Every day public opinion is overridden and our nation makes an unholy alliance with other nations and might destroys right and more young lives become casualties of war.
So how can our remembering really make any difference when it seems we are hell bound to continue the sacrilege that is war.
And how can we ensure that remembering our own dead does not dehumanise the dead who were considered our enemies.
This week, I watched Sam Mendes film: Jarhead – a gruesome account of the gulf war of 1991.
The Jarheads are American marines doing a tour of duty in the desert.
They are young men trying to make sense of going to war ‘in a country they don't understand against an enemy they can't see for a cause they don't fully fathom'.
Watching the film, you feel the disorientating effects of the relentless heat and the vast lonely desert spaces.
You feel the boredom, the tension, the fear as the waiting goes on and on, then the sudden rush when the action finally erupts.
As one of the jarheads put it:This is our labour – we wait.
Jarhead seems an all too real depiction of a modern war.
What disturbed me, however was how close this depiction came to the description Robert Graves, a poet of the first world war gave at the end of 1916, after the battle of the Somme:
He said: ‘This is a dreary flat place... with the intolerable boredom of mess and not enough work to do, and people waiting their turn to go out again. No one is at his best here... The year is dying of atrophy... and the war is settling down on everyone - a hopeless, never-shifting burden. While newspapers and politicians yell and brandish their arms, the dead rot in their French graves, and the maimed hobble about the streets.'
90 years on, service men and women wait. They are unable to fathom the reasons for their being on foreign soil but they follow orders as they have always done.

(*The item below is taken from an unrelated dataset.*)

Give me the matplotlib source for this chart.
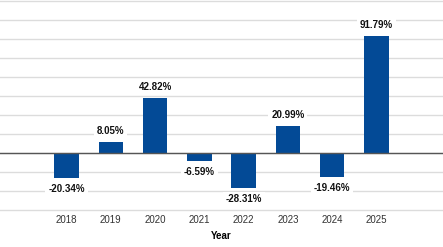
import matplotlib
matplotlib.use("Agg")
import matplotlib.pyplot as plt

years = ["2018", "2019", "2020", "2021", "2022", "2023", "2024", "2025"]
returns = [-20.34, 8.05, 42.82, -6.59, -28.31, 20.99, -19.46, 91.79]
labels = ["-20.34%", "8.05%", "42.82%", "-6.59%", "-28.31%", "20.99%", "-19.46%", "91.79%"]

fam = ["Liberation Sans Narrow", "Liberation Sans", "DejaVu Sans"]
plt.rcParams['font.family'] = fam

fig = plt.figure(figsize=(4.43, 2.47), dpi=100)
ax = fig.add_axes([0, 1 - 209.5/247, 1, 209/247])
x = list(range(len(years)))
ax.bar(x, returns, width=0.55, color="#034a96", zorder=3)
ax.set_xlim(-1.5, 8.5)
ax.set_ylim(-45, 120)
ax.set_yticks(range(-45, 121, 15))
ax.yaxis.grid(True, color="#dcdcdc", linewidth=1.0, zorder=0)
for gl in ax.get_ygridlines():
    gl.set_clip_on(False)
ax.axhline(0, color="#555555", linewidth=1.0, zorder=4)
ax.tick_params(axis='y', left=False, labelleft=False)
ax.set_xticks(x)
ax.set_xticklabels(years, fontsize=7, color="#333333")
ax.tick_params(axis='x', length=0, pad=4)
for s in ax.spines.values():
    s.set_visible(False)
for xi, v, lab in zip(x, returns, labels):
    off = 8 if v >= 0 else -8
    ax.annotate(lab, (xi, v), xytext=(0, off), textcoords="offset points",
                ha="center", va="center", fontsize=7, fontweight="bold",
                color="#111111", zorder=5,
                bbox=dict(boxstyle="square,pad=0.3", fc="white", ec="none"))
ax.set_xlabel("Year", fontsize=7, fontweight="bold", labelpad=4)
fig.savefig("out.png", dpi=100)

Another war poet, Wilfred Owen spoke of “the pity of war”.
“What passing bells for those who die like cattle” he asked providing a pointed reminder that when slaughter is relentless and indiscriminate, we need to give even more value to each individual, recognise the humanity of each as someone's parent, someone's child, someone's brother or sister, colleague and friend. Men and women, individuals caught up in something over which they have no control. Each time we see one of these individuals brought home by plane , their coffin draped in their country’s flag, the question we must pursue is: what does it all mean?
And to know that the reality is that for each of those carried with such ceremony, there are countless others we never see, the innocent civilians wiped out trying to go about their daily lives in countries controlled by occupying forces.

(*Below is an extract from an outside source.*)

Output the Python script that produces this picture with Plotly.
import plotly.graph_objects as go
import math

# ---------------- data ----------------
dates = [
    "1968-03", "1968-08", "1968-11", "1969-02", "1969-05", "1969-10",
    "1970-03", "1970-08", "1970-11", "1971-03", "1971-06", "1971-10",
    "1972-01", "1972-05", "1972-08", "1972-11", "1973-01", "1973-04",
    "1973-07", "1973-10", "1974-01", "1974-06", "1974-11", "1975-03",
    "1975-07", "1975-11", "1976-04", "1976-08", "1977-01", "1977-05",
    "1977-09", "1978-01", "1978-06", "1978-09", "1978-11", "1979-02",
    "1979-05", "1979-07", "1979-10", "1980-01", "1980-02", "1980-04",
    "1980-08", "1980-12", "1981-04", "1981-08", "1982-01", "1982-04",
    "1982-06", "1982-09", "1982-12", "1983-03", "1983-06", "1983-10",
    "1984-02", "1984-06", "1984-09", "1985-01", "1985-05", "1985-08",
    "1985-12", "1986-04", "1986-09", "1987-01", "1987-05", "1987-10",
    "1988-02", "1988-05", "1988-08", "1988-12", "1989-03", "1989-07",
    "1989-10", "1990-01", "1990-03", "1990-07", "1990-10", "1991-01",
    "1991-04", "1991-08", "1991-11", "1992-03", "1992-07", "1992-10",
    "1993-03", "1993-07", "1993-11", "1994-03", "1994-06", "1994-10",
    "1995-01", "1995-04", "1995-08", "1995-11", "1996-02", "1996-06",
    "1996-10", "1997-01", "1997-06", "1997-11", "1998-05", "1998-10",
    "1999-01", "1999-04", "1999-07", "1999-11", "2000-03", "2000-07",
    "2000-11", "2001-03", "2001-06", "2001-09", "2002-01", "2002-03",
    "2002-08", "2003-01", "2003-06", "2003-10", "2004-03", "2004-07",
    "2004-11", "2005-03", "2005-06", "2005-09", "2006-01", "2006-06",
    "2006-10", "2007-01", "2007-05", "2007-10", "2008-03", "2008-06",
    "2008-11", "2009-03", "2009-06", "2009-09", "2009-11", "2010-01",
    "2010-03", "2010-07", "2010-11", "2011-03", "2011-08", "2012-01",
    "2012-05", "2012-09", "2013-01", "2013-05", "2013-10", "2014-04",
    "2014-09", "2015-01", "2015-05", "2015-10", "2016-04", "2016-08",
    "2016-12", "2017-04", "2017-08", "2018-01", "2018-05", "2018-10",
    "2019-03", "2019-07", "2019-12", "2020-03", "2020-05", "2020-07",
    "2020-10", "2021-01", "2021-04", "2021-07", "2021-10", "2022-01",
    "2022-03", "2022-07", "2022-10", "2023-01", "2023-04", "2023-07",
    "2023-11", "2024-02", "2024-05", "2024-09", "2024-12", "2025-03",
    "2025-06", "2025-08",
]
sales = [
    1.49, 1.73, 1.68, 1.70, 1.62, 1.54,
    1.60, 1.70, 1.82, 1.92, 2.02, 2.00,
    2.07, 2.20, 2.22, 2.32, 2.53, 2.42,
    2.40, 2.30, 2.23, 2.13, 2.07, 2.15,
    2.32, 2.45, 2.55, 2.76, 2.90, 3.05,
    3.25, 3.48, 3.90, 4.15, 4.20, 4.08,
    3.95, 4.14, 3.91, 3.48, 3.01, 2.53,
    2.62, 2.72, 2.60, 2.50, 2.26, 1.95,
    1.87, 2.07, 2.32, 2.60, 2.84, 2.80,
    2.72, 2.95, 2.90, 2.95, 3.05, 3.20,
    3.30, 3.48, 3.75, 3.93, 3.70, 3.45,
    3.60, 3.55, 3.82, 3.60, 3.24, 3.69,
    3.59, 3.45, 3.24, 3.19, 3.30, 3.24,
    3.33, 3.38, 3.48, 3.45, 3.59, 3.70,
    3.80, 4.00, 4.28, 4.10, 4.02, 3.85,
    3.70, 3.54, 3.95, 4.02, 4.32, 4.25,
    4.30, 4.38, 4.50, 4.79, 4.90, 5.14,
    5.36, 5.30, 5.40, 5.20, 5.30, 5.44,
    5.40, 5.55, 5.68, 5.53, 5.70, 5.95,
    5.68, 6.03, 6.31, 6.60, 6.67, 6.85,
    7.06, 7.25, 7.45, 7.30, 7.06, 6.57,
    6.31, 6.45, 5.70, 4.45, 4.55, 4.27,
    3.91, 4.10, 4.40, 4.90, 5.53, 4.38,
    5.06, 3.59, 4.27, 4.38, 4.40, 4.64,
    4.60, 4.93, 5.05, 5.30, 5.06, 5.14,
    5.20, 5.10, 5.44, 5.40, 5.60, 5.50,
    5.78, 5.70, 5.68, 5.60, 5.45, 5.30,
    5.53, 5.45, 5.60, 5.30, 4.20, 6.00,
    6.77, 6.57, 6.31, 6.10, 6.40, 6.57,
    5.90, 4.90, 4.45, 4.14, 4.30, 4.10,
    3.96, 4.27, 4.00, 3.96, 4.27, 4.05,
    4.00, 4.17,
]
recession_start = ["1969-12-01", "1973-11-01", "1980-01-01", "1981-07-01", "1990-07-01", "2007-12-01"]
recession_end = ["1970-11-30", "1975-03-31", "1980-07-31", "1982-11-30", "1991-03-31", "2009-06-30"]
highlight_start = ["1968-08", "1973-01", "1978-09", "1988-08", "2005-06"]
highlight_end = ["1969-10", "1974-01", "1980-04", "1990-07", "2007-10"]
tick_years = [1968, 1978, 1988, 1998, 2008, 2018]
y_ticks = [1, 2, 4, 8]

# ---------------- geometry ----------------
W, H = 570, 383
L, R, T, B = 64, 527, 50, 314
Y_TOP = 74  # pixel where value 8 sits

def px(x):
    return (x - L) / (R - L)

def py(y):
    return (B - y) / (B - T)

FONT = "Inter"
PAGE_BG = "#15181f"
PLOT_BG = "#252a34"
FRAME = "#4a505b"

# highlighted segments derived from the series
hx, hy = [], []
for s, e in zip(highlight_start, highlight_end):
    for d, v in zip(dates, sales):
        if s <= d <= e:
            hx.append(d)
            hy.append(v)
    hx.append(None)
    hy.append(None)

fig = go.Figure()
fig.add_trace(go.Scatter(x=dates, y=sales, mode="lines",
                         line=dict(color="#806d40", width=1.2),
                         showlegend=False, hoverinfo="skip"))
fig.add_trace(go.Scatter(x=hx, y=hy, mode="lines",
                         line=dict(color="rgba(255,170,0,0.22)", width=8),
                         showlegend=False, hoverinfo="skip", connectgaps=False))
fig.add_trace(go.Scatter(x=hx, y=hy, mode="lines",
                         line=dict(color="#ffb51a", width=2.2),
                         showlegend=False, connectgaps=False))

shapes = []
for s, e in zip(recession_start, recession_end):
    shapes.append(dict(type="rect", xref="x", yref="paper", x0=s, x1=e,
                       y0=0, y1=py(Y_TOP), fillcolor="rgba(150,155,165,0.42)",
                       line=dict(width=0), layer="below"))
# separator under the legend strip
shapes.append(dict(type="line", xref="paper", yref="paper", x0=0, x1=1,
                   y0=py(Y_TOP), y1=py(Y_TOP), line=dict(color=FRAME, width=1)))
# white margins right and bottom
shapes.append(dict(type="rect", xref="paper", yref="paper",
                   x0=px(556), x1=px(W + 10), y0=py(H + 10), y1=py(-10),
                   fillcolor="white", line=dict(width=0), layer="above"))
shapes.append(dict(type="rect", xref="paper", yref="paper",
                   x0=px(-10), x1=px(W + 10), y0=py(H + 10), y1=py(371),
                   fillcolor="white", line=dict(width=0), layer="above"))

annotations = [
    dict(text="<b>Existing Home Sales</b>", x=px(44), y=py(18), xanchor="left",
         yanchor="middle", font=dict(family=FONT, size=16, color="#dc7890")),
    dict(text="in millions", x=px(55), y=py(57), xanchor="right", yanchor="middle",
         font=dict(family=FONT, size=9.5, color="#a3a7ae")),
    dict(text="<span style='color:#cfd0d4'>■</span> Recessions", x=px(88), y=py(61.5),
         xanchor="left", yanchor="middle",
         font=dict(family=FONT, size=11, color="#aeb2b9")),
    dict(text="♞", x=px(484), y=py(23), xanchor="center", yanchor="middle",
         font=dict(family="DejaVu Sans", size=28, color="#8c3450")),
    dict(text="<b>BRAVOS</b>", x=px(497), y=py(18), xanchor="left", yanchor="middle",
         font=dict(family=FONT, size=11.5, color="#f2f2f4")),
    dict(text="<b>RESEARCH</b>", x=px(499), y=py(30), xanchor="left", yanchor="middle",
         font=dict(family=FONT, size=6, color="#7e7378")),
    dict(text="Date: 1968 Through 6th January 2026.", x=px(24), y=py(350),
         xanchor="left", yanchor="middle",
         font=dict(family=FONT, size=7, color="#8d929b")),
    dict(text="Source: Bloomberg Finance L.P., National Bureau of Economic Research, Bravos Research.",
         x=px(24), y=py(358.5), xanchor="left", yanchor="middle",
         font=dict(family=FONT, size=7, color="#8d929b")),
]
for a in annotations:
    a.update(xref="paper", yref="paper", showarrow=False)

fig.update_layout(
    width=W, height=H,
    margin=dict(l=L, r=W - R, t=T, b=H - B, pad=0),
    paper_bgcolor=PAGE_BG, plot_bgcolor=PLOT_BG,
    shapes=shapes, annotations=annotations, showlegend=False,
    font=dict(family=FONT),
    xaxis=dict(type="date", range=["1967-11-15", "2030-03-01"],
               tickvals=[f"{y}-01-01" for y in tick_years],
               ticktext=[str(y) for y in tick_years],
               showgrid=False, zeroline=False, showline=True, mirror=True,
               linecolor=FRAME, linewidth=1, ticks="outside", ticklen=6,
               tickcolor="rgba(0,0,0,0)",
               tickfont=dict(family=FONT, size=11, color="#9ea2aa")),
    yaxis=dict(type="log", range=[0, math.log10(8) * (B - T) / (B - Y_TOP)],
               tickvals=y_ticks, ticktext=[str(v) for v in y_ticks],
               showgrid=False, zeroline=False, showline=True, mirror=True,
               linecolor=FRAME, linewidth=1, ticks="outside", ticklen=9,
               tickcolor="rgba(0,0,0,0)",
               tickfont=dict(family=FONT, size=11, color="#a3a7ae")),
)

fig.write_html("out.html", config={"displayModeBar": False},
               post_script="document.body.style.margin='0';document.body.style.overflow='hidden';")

And those occupying forces are ours.
Remembrance Sunday focuses very sharply this contrast between the terrible and merciless forces of armed conflict and the lives and destinies of the individual human beings who are caught up in them.

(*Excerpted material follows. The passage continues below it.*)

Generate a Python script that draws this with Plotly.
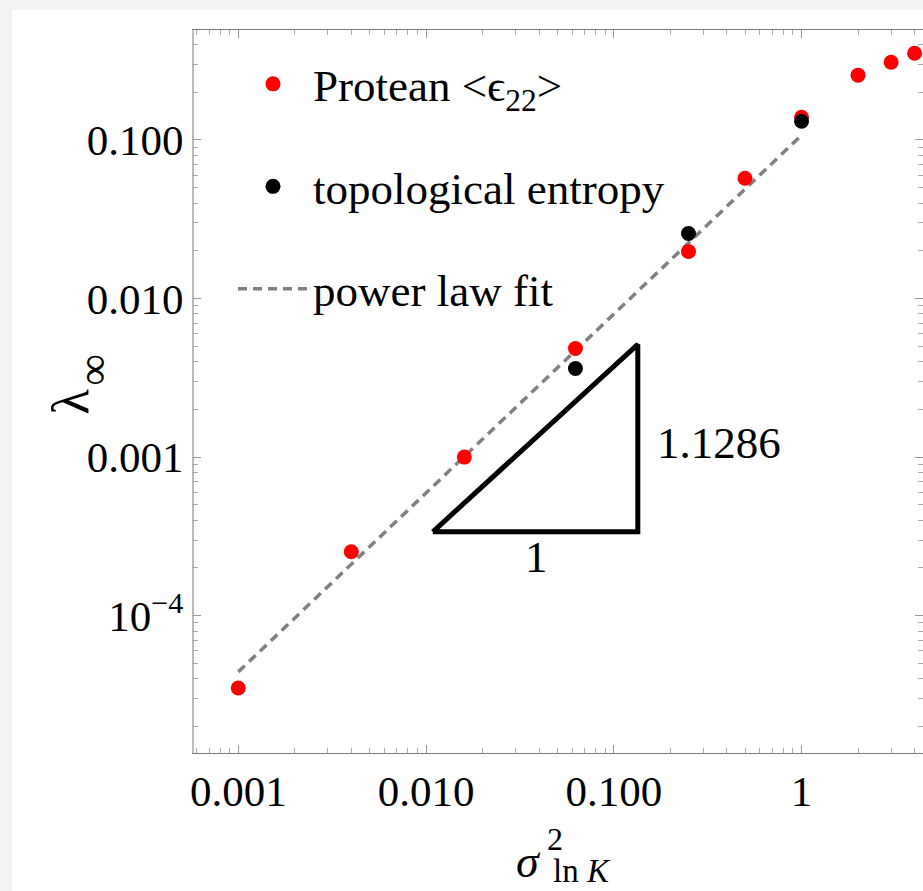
import plotly.graph_objects as go

# ---- data ----
x_protean = [0.001, 0.004, 0.016, 0.0625, 0.25, 0.5, 1.0, 2.0, 3.0, 4.0]
y_protean = [3.5e-5, 2.53e-4, 1.0e-3, 4.84e-3, 0.0198, 0.0573, 0.139, 0.256, 0.309, 0.352]

x_topo = [0.0625, 0.25, 1.0]
y_topo = [3.62e-3, 0.0257, 0.131]

fit_x = [0.001, 1.0]
fit_y = [4.42e-5, 0.107]
fit_exponent = "1.1286"

tri_x = [0.01087, 0.1343, 0.1343, 0.01087]
tri_y = [3.38e-4, 3.38e-4, 5.13e-3, 3.38e-4]

x_tickvals = [0.001, 0.01, 0.1, 1]
x_ticktext = ["0.001", "0.010", "0.100", "1"]
y_tickvals = [1e-4, 1e-3, 1e-2, 1e-1]
y_ticktext = ["10<sup>\u22124</sup>", "0.001", "0.010", "0.100"]

minor_vals = [k * 10.0 ** e for e in range(-6, 2) for k in range(2, 10)]

FONT = "Liberation Serif"
FRAME = "#7a7a7a"

fig = go.Figure()

fig.add_trace(go.Scatter(
    x=fit_x, y=fit_y, mode="lines", name="power law fit",
    line=dict(color="#808080", width=3.5, dash="9px,6px"),
    legendgroup="c", legendrank=3))

fig.add_trace(go.Scatter(
    x=tri_x, y=tri_y, mode="lines", showlegend=False,
    line=dict(color="black", width=5)))

fig.add_trace(go.Scatter(
    x=x_protean, y=y_protean, mode="markers", name="Protean &lt;\u03f5<sub>22</sub>&gt;",
    marker=dict(color="#ff0000", size=15, line=dict(width=0)),
    legendgroup="a", legendrank=1))

fig.add_trace(go.Scatter(
    x=x_topo, y=y_topo, mode="markers", name="topological entropy",
    marker=dict(color="black", size=15, line=dict(width=0)),
    legendgroup="b", legendrank=2))

axis_common = dict(
    type="log", showgrid=False, zeroline=False,
    showline=True, linewidth=1, mirror="allticks",
    ticks="inside", ticklen=8, tickcolor="#999999", tickwidth=1,
    tickfont=dict(family=FONT, size=43, color="black"),
    minor=dict(tickmode="array", tickvals=minor_vals, ticks="inside",
               ticklen=5, tickcolor="#aaaaaa", tickwidth=1, showgrid=False),
)

fig.update_layout(
    width=923, height=891,
    margin=dict(l=193, r=0, t=30, b=138),
    paper_bgcolor="#f3f3f2", plot_bgcolor="white",
    xaxis=dict(range=[-3.241, 0.647], tickmode="array", linecolor=FRAME,
               tickvals=x_tickvals, ticktext=x_ticktext, **axis_common),
    yaxis=dict(range=[-4.866, -0.307], tickmode="array",
               linecolor="rgba(0,0,0,0)",
               tickvals=y_tickvals, ticktext=y_ticktext, **axis_common),
    showlegend=True,
    legend=dict(x=0.0548, y=0.975, xanchor="left", yanchor="top",
                bgcolor="rgba(0,0,0,0)", borderwidth=0,
                font=dict(family=FONT, size=45, color="black"),
                itemwidth=70, itemsizing="trace", tracegroupgap=41,
                traceorder="grouped"),
    shapes=[
        dict(type="rect", xref="paper", yref="paper",
             x0=-0.248, x1=1.05, y0=-0.25, y1=1.0284,
             fillcolor="white", line=dict(width=0), layer="below"),
        dict(type="line", xref="paper", yref="paper",
             x0=0, x1=0, y0=0, y1=1, line=dict(color=FRAME, width=1)),
    ],
    annotations=[
        dict(x=-0.441, y=-2.909, xref="x", yref="y", text=fit_exponent,
             showarrow=False, font=dict(family=FONT, size=45, color="black")),
        dict(x=-1.411, y=-3.628, xref="x", yref="y", text="1",
             showarrow=False, font=dict(family=FONT, size=45, color="black")),
        dict(x=(40 - 193) / 730, y=(753 - 402) / 723, xref="paper", yref="paper",
             text="\u03bb", textangle=-90, showarrow=False,
             font=dict(family=FONT, size=52, color="black")),
        dict(x=(66 - 193) / 730, y=(753 - 370) / 723, xref="paper", yref="paper",
             text="\u221e", textangle=-90, showarrow=False,
             font=dict(family=FONT, size=44, color="black")),
        dict(x=(528 - 193) / 730, y=(753 - 889) / 723, xref="paper", yref="paper",
             text="<i>\u03c3</i>", showarrow=False,
             font=dict(family=FONT, size=46, color="black")),
        dict(x=(555 - 193) / 730, y=(753 - 859) / 723, xref="paper", yref="paper",
             text="2", showarrow=False,
             font=dict(family=FONT, size=32, color="black")),
        dict(x=(582 - 193) / 730, y=(753 - 871) / 723, xref="paper", yref="paper",
             text="ln <i>K</i>", showarrow=False, yanchor="middle",
             font=dict(family=FONT, size=33, color="black")),
    ],
)

fig.write_html("out.html")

We are too aware, in a way that previous generations perhaps weren't, of the despair of so many of the world's peoples: innocent civilians whom the correct jargon callously calls the ‘collateral damage' of war; the poor who are always its forgotten casualties.
A once proud calling – to give ones life for one’s country has been desecrated by the pity of war, by the apparently pointless, avoidable suffering, by the tragedy of a broken world and the sense of helplessnes in the face of war mongering politicians who refuse to listen to the voice of reason and the pleading to find other ways to resolve issues.
So how do we restore some meaning to all those names on the war memorials around which we will gather today?
How can we ensure that all these folk and the countless others whose names are not recorded anywhere, did not die in vain?
The American poet George Santayana, once said
"Those who do not learn from history - are doomed to repeat it."
Our task this morning is to remember – to remember that each life is valuable.
The passage we read in Luke’s gospel was a celebration of John the Baptist. John’s father recognized that his son was going to be another step towards God fulfilling the promise to bring peace on earth. John the Baptist prepared the way for Christ, the son of God.
John was not the promised messiah, the one to set all people free but he had a part to play in that liberation.
You and I, today have a part to play in bringing peace.
And the first step to peace is restoring hope.
Hope that the world can be different.
Hope that, one day there will be peace.
So, as we remember those who have died, as we remember those who fought with pride, as we remember those who fought because they had no choice, as we remember those who found themselves in the wrong place at the wrong time, caught up in the atrocity of war, we bring with our remembrance hope and resolve.
We could be the generation that learns from history.
We could be the generation that looks on the pity of war and seeks other ways to resolve conflict.
We could be the generation that makes a difference.
The God whom we worship today, who gathers with us round countless memorials is the God who knows those whose names are not there, the God who is present in every war zone and refugee camp and who wills peace for all nations.
May the God of hope and of peace help us in our remembering to learn the lessons of war and to find ever new ways to fight for peace.